Published on July 15, 2013 08:16
July 11, 2013
Word Bomb

Confession: Use of the f-word outside of referring to sexual intercourse or expressing extreme anger, fear or pain makes an unpleasant reading experience for me. It's jarring and distracting when used copiously as every part of speech in a character's vocabulary.
BATAF: Frequent use of the f-word conveys intensity and edge--not just a limited and primitive vocabulary.
Published on July 11, 2013 07:06
July 9, 2013
Readers in a Barrel

Confession: Whenever traditional publishers bemoan the shrinkage in their market share and profits, it makes me wonder why they're not cultivating new and future clientele by partnering with public school systems to make sure every student is literate.
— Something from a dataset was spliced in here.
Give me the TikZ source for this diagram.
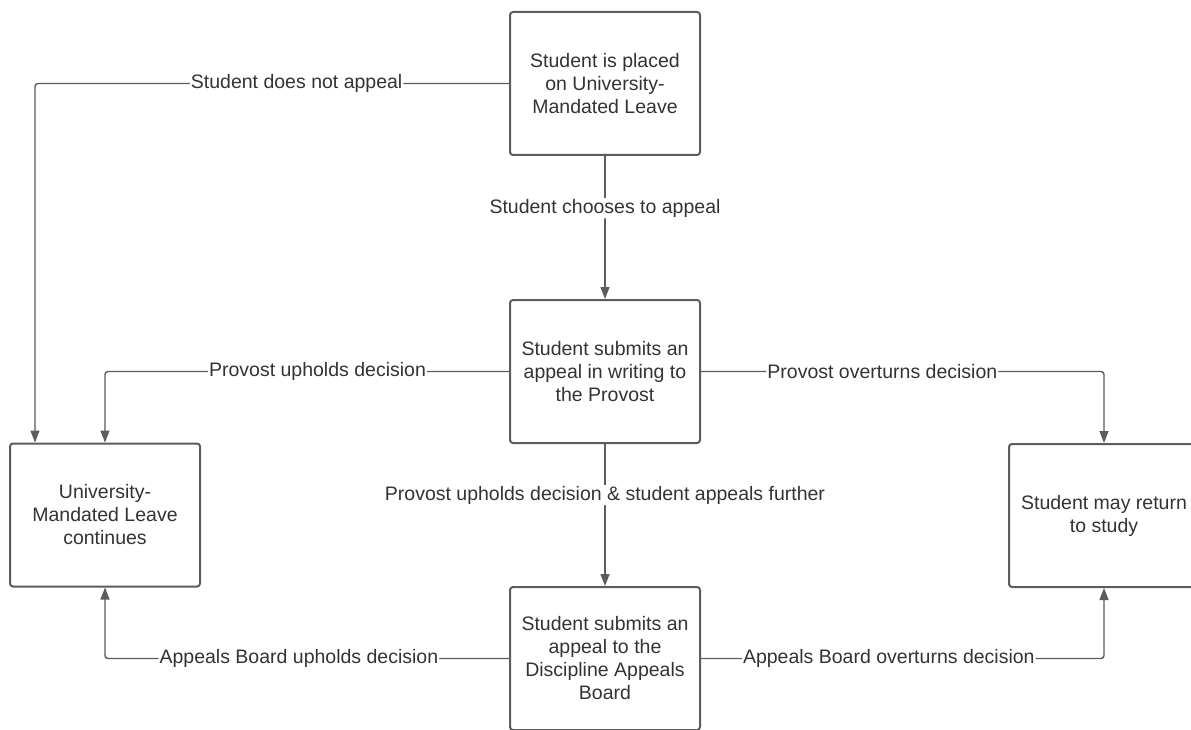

Making universal literacy and Internet access their goals supports the whole 70% retail consumer-driven economy, not just publishing, by increasing I.Q.'s, intellectual curiosity, ingenuity, academic engagement, professional aspirations, and earning power for the masses; the laborers in the workplace who become the consumers in the marketplace. (There's a reason luxe brands keep partnering with Target: It's mathematically impossible for the wealthiest 2% to buy every product offered for sale.)
Some traditional publishers' reactionary solution of charging multiple times the hardcover list price for sales of e-editions sold to libraries ignores the fact that library budgets are strapped and rapidly shrinking. The exorbitant markup on e-editions means most libraries will buy fewer books overall, which generates negative long-term results for publishers, literary agencies, libraries, authors, and readers. Avid readers use libraries for introduction and access to evolving technologies and unfamiliar authors. Libraries are taxpayer-subsidized public relations, product advertising and marketing for publishers.
The exclusionary philosophies of Imperialism are counterproductive in the 21st-century world of all access, all the time for anyone, anywhere with secure Internet access. In the U.S., public libraries and public schools cast the widest net among the masses. They also offer the broadest range of opportunities to catch the attention of students as future consumers and their parents as current consumers--especially poorer communities where the potential for expansion is greater because those markets are underdeveloped.
In families where the adults work low-wage, low-tech jobs, children introduce their parents to evolving technologies through their curiosity-driven observations and exposure in school. The socio-economic digital divide doesn't just limit opportunities for poor and underprivileged people, it limits possibilities and constricts growth for the entire 70% retail consumer-driven economy.
BATAF: Most people are expendable.
Published on July 09, 2013 09:34
July 8, 2013
Deja Vu

Confession: When my girlfriends call to rehash the most recent episode of the same recurring (that I can recite verbatim) fight with their men, I'm reading silently while occasionally murmuring agreement and saying, "Really?...No!...What?"
(My lesbian friends work out their relationship issues by discussing them with their partners and wives.)
BATAF: Women who say they're happily single are pretending.